Como a minha casa era relativamente distante do Largo Caetano de Oliveira as deslocações de ida e volta eram feitas na companhia de um adulto. Certo dia, em vez de aguardar que me fossem buscar, como estava estabelecido, esgueirei-me porta afora antecipando-me à hora de saída. Habituado a ter os movimentos vigiados no quintal de casa e a sair sempre acompanhado, estar só e por minha conta na rua, foi toda uma nova experiência de liberdade, verdadeira aventura para os meus cinco anos muito protegidos. As caminhadas de sábados à tarde com o meu pai, deram-me a conhecer as ruas da Póvoa, principalmente as que levavam à beira mar, por isso, sem vacilar atravessei a Avenida Mouzinho e cruzei o Passeio Alegre até à meia laranja. Parei a ver o ruidoso amontoado de futebolistas descalços que perseguiam uma mal amanhada bola de trapos, procurando fazê-la passar entre duas pedras promovidas a balizas. Segui para o cais onde raspei os joelhos a subir para o Paredão, esse posto de observação privilegiado, de onde se avistava tudo: o mar, a enseada, o areal repleto de gente, barcos, redes e cabazes de peixe. Mulheres em algazarra descarregavam e separavam o peixe logo ali apregoado. Fascinei-me com a entrada e saída dos barcos, das pequenas motoras e principalmente as lanchas a fazerem carreirinha à entrada e a içarem as imponentes velas ao saírem da barra. Mas, o que maior interesse e até uma ponta de inveja me despertou, foram as lanchas feitas de folheta pintada que, um bando de rapazes com as calças arregaçadas equilibrava à tona da água. Trocaria sem hesitar, o mais sofisticado dos meus brinquedos por uma delas.

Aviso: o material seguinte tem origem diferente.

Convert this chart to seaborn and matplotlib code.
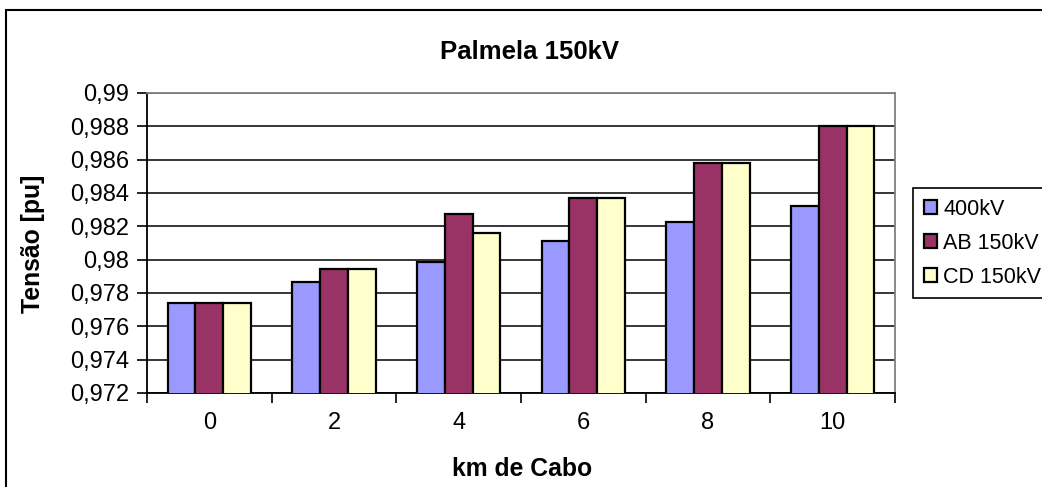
import matplotlib
matplotlib.use('Agg')
import matplotlib.pyplot as plt
from matplotlib.patches import Rectangle
from matplotlib.ticker import FixedLocator, FuncFormatter
import seaborn as sns
import pandas as pd

# data
km = ['0', '2', '4', '6', '8', '10']
series = ['400kV', 'AB 150kV', 'CD 150kV']
v_400 = [0.97741, 0.97866, 0.97988, 0.98111, 0.98223, 0.98325]
v_ab = [0.97741, 0.97946, 0.98275, 0.98367, 0.98583, 0.98800]
v_cd = [0.97741, 0.97946, 0.98160, 0.98367, 0.98583, 0.98800]
colors = ['#9999FF', '#993366', '#FFFFCC']

rows = []
for name, vals in zip(series, [v_400, v_ab, v_cd]):
    for k, v in zip(km, vals):
        rows.append([k, name, v])
df = pd.DataFrame(rows, columns=['km', 'serie', 'tensao'])

sns.set_theme(style='white')
plt.rcParams['font.family'] = ['Liberation Sans', 'DejaVu Sans']
plt.rcParams['text.color'] = 'black'
plt.rcParams['xtick.color'] = 'black'
plt.rcParams['ytick.color'] = 'black'
plt.rcParams['axes.labelcolor'] = 'black'

fig = plt.figure(figsize=(10.42, 4.87), dpi=100)
ax = fig.add_axes([147 / 1042, 1 - 393 / 487, (895 - 147) / 1042, (393 - 93) / 487])

sns.barplot(data=df, x='km', y='tensao', hue='serie', order=km, hue_order=series,
            palette=colors, width=0.67, edgecolor='black', linewidth=1.6,
            saturation=1, ax=ax, zorder=3)

ax.set_ylim(0.972, 0.99)
yt = [round(0.972 + 0.002 * i, 3) for i in range(10)]
ax.yaxis.set_major_locator(FixedLocator(yt))
ax.yaxis.set_major_formatter(FuncFormatter(lambda v, p: ('%g' % round(v, 3)).replace('.', ',')))
ax.grid(axis='y', color='black', linewidth=1.1, zorder=0)
ax.set_axisbelow(True)

ax.set_xlim(-0.5, 5.5)
ax.set_xticks(range(len(km)))
ax.set_xticks([i - 0.5 for i in range(len(km) + 1)], minor=True)
ax.tick_params(axis='x', which='major', length=0, pad=14, labelsize=17)
ax.tick_params(axis='x', which='minor', length=7, width=1.2, direction='out', color='black', bottom=True)
ax.tick_params(axis='y', length=7, width=1.2, direction='out', color='black', left=True, pad=6, labelsize=17)

for s in ['left', 'bottom']:
    ax.spines[s].set_color('black')
    ax.spines[s].set_linewidth(1.3)
for s in ['top', 'right']:
    ax.spines[s].set_color('#808080')
    ax.spines[s].set_linewidth(1.3)

ax.set_xlabel('')
ax.set_ylabel('')
fig.text(522 / 1042, 1 - 469 / 487, 'km de Cabo', ha='center', va='center', fontsize=17.8, fontweight='bold')
fig.text(33 / 1042, 1 - 244 / 487, 'Tensão [pu]', ha='center', va='center', rotation=90, fontsize=17.8, fontweight='bold')
fig.text(530 / 1042, 1 - 52 / 487, 'Palmela 150kV', ha='center', va='center', fontsize=18.5, fontweight='bold')

leg = ax.legend(loc='upper left', bbox_to_anchor=(913 / 1042, 1 - 188 / 487), bbox_transform=fig.transFigure,
                fontsize=15.5, frameon=True, fancybox=False, edgecolor='black', framealpha=1,
                handlelength=0.6, handleheight=0.6, handletextpad=0.3, borderpad=0.5,
                labelspacing=0.6, borderaxespad=0)
leg.get_frame().set_linewidth(1.2)

fig.patches.append(Rectangle((6 / 1042, -0.1), 2, 1.1 - 10 / 487, transform=fig.transFigure,
                             fill=False, edgecolor='black', linewidth=1.5))

fig.savefig('out.png', dpi=100)
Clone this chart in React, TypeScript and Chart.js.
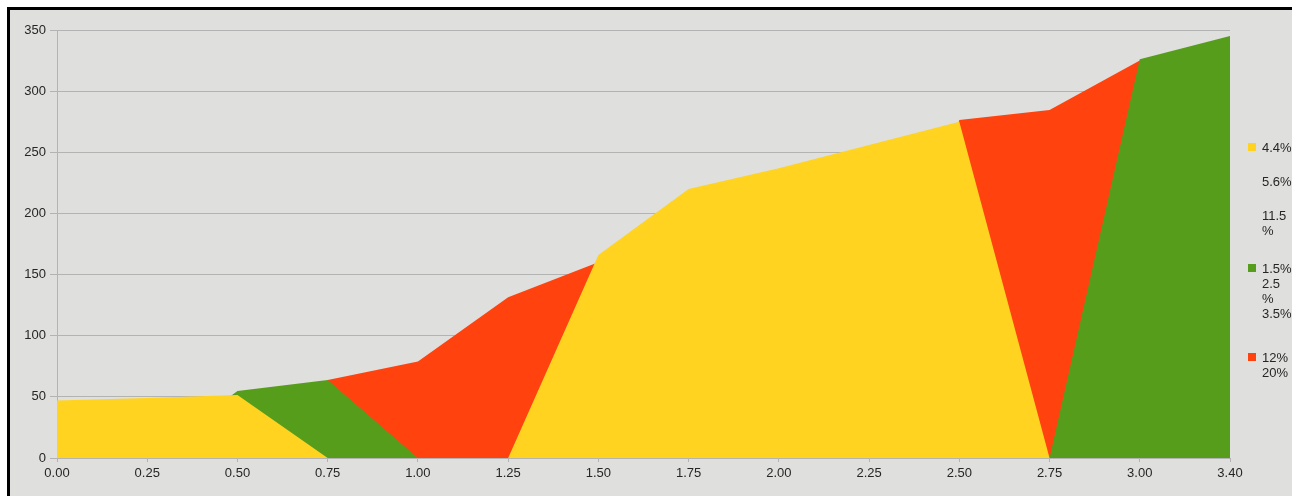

A fome por ter faltado ao lanche na mestrinha e o sentimento de culpa por me ter escapulido levaram-me de regresso a casa em passo apressado, escolhendo as ruas sem me perder no caminho. Bati à porta, abriram “ai menino que anda toda a gente aflita à sua procura!”. Nada adiantou refugiar-me no galinheiro, não escapei a um puxão de orelhas sublinhado por um sermão acerca da perigosidade do meu acto e da aflição causada às senhoras Calheiros e à família, rematado pela promessa de mais grave punição “quando o pai chegar”. Felizmente a tolerância paterna evitou o agravamento do castigo, apenas exigiu que no dia seguinte apresentasse um pedido sincero de desculpas às senhoras Calheiros, assim foi feito.
 
Na caminhada do sábado seguinte, meu pai levou-me pela mão ao cais, ali sentados no paredão, partilhámos o entardecer saboreando uma merenda. Hoje, ao relembrar aquele sábado, sinto no seu rosto um silencioso sorriso cúmplice.